Al di là delle previsioni, tre dati di fatto appaiono innegabili. In primo luogo, le formazioni di estrema destra, ideologicamente piuttosto eterogenee, dal primo incontro dello scorso novembre a Vienna (tra i rappresentanti di FPÖ, FN francese, Lega nord, Democratici svedesi, Vlaams Belang belga e SNS slovacco) stanno moltiplicando gli sforzi in vista della costituzione di un gruppo parlamentare comune che, negli auspici dei proponenti, dovrebbe costituire la “terza forza” del nuovo Parlamento. Nel corso degli ultimi anni, oltretutto, sull’onda della crisi, si è progressivamente affermata una galassia di formazioni non classificabili secondo la tradizionale linea di frattura destra-sinistra, ma più genericamente assimilate alla nebulosa “populista”, che tuttavia fanno dell’euroscetticismo uno dei principali cavalli di battaglia (è il caso del Movimento 5 Stelle, dei Veri Finlandesi, dell’Alternativa per la Germania o dell’Ukip).

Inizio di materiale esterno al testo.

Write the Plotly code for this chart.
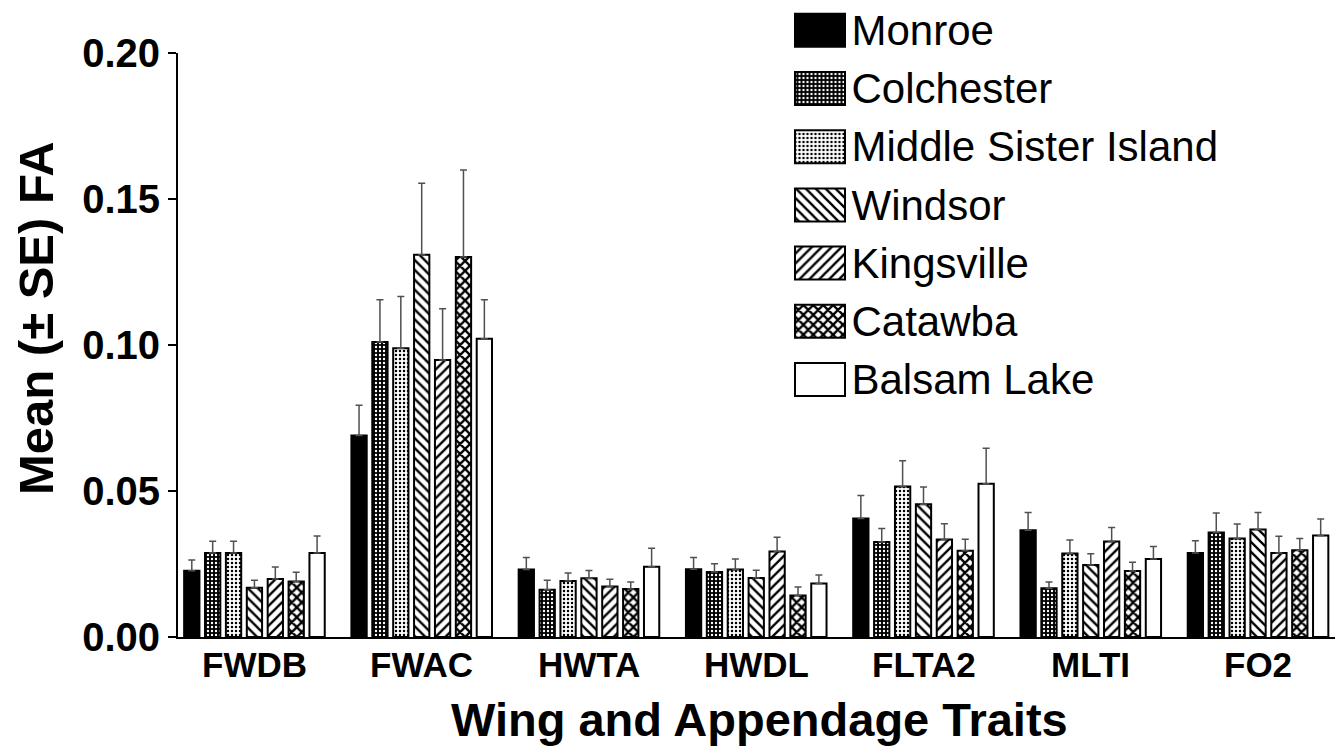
import plotly.graph_objects as go

traits = ["FWDB", "FWAC", "HWTA", "HWDL", "FLTA2", "MLTI", "FO2"]
populations = ["Monroe", "Colchester", "Middle Sister Island", "Windsor",
               "Kingsville", "Catawba", "Balsam Lake"]

monroe_mean = [0.0227, 0.0690, 0.0231, 0.0232, 0.0406, 0.0366, 0.0288]
monroe_se = [0.0037, 0.0104, 0.0041, 0.0040, 0.0079, 0.0060, 0.0042]
colchester_mean = [0.0288, 0.1010, 0.0162, 0.0223, 0.0325, 0.0167, 0.0358]
colchester_se = [0.0040, 0.0145, 0.0032, 0.0028, 0.0047, 0.0021, 0.0067]
msi_mean = [0.0288, 0.0989, 0.0192, 0.0231, 0.0515, 0.0286, 0.0337]
msi_se = [0.0040, 0.0177, 0.0027, 0.0036, 0.0089, 0.0046, 0.0050]
windsor_mean = [0.0169, 0.1309, 0.0201, 0.0202, 0.0455, 0.0247, 0.0368]
windsor_se = [0.0025, 0.0245, 0.0027, 0.0027, 0.0059, 0.0038, 0.0058]
kingsville_mean = [0.0199, 0.0949, 0.0173, 0.0293, 0.0334, 0.0327, 0.0288]
kingsville_se = [0.0041, 0.0175, 0.0025, 0.0049, 0.0054, 0.0048, 0.0057]
catawba_mean = [0.0190, 0.1301, 0.0164, 0.0142, 0.0295, 0.0226, 0.0297]
catawba_se = [0.0032, 0.0298, 0.0024, 0.0029, 0.0040, 0.0030, 0.0040]
balsam_mean = [0.0288, 0.1021, 0.0241, 0.0183, 0.0525, 0.0267, 0.0348]
balsam_se = [0.0058, 0.0134, 0.0063, 0.0029, 0.0121, 0.0043, 0.0056]

y_ticks = [0.00, 0.05, 0.10, 0.15, 0.20]
y_title = "Mean (\u00b1 SE) FA"
x_title = "Wing and Appendage Traits"

means = [monroe_mean, colchester_mean, msi_mean, windsor_mean,
         kingsville_mean, catawba_mean, balsam_mean]
ses = [monroe_se, colchester_se, msi_se, windsor_se,
       kingsville_se, catawba_se, balsam_se]

# fill styles: (shape, fg, bg, size, solidity)
styles = [
    ("", "black", "black", 8, 0.3),
    (".", "white", "black", 4, 0.28),
    (".", "black", "white", 4, 0.3),
    ("\\", "black", "white", 7, 0.33),
    ("/", "black", "white", 7, 0.33),
    ("x", "black", "white", 7, 0.55),
    ("", "white", "white", 8, 0.3),
]

FONT = "Liberation Sans, Arial, Helvetica, sans-serif"

# figure geometry (page body has an 8px margin)
W, H = 1335, 742
L, B = 170, 113
PW, PH = W - L, H - B          # plot area size


def fx(px):   # figure pixel x -> paper x
    return (px - L) / PW


def fy(py):   # figure pixel y (from top) -> paper y
    return (PH - py) / PH


def pattern(st):
    shape, fg, bg, size, sol = st
    return dict(shape=shape, fgcolor=fg, bgcolor=bg, size=size,
                solidity=sol, fillmode="replace")


fig = go.Figure()
for name, m, s, st in zip(populations, means, ses, styles):
    fig.add_trace(go.Bar(
        x=traits, y=m, name=name, showlegend=False,
        marker=dict(color=st[2], line=dict(color="black", width=2),
                    pattern=pattern(st)),
        error_y=dict(type="data", symmetric=False, array=s,
                     arrayminus=[0] * len(s), color="#505050",
                     thickness=1.5, width=3.5),
    ))

# legend drawn as an inset of horizontal swatches
for name, st in zip(populations, styles):
    fig.add_trace(go.Bar(
        y=[name], x=[1], orientation="h",
        xaxis="x2", yaxis="y2", showlegend=False,
        width=0.567, offset=-0.2835,
        marker=dict(color=st[2], line=dict(color="black", width=2),
                    pattern=pattern(st)),
        hoverinfo="skip",
    ))

leg_pitch = 58.2
leg_first = 22.3
leg_bottom = 400.6

fig.update_layout(
    width=W, height=H,
    margin=dict(l=L, r=0, t=0, b=B, pad=0, autoexpand=False),
    paper_bgcolor="white", plot_bgcolor="white",
    barmode="group", bargap=0.126, bargroupgap=0.268,
    font=dict(family=FONT, color="black"),
    xaxis=dict(type="category", range=[-0.457, 6.508],
               showline=True, linecolor="black", linewidth=2,
               ticks="", showgrid=False, zeroline=False,
               showticklabels=False, automargin=False),
    yaxis=dict(domain=[0, fy(45)], range=[0, 0.20],
               tickvals=y_ticks, tickformat=".2f",
               showline=True, linecolor="black", linewidth=2,
               ticks="outside", ticklen=8, tickwidth=2, tickcolor="black",
               showgrid=False, zeroline=False, automargin=False,
               tickfont=dict(size=40, weight="bold"),
               ticklabelstandoff=0),
    xaxis2=dict(domain=[fx(785.5), fx(838.5)],
                range=[-0.03, 1.03], anchor="y2", visible=False,
                fixedrange=True, automargin=False),
    yaxis2=dict(domain=[fy(leg_bottom), 1],
                anchor="x2", type="category",
                categoryorder="array", categoryarray=populations,
                range=[6.5, -leg_first / leg_pitch],
                side="right", showline=False, ticks="", showgrid=False,
                zeroline=False, tickfont=dict(size=42),
                ticklabelstandoff=4, automargin=False),
)

annotations = [
    dict(text=y_title, textangle=-90, xref="paper", yref="paper",
         x=fx(28), y=fy(310), xanchor="center", yanchor="middle",
         showarrow=False, font=dict(size=49, weight="bold")),
    dict(text=x_title, xref="paper", yref="paper",
         x=fx(751), y=fy(711), xanchor="center", yanchor="middle",
         showarrow=False, font=dict(size=47, weight="bold")),
]
for t in traits:
    annotations.append(dict(
        text=t, xref="x", yref="paper", x=t, y=fy(656),
        xanchor="center", yanchor="middle", showarrow=False,
        font=dict(size=35, weight="bold")))
fig.update_layout(annotations=annotations)

fig.write_html("out.html")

Occorre infine considerare la drammatica crisi di consensi del progetto europeo, che negli ultimi decenni ha inesorabilmente perso alcuni parametri di legittimazione che ne avevano accompagnato la nascita e lo sviluppo: quello politico (costruire un solido argine anticomunista), quello militare (restare protetti sotto l’ombrello americano) e quello storico (la riconciliazione franco-tedesca), trovandosi ancorato all’ultima ragion d’essere ancora attuale, quella economica, fondata sull’obiettivo del raggiungimento di un benessere diffuso, proprio nel momento in cui quest’ultimo è parso minacciato da una feroce competizione internazionale e dallo sgretolamento dei generosi sistemi di Welfare ereditati dal dopoguerra. L’impressione è che se l’Ue non troverà a breve nuovi potenti motori di legittimazione finirà per essere travolta dal disincanto democratico che attualmente fornisce un combustibile determinante per i movimenti populisti di ogni colore che proliferano sul Vecchio continente.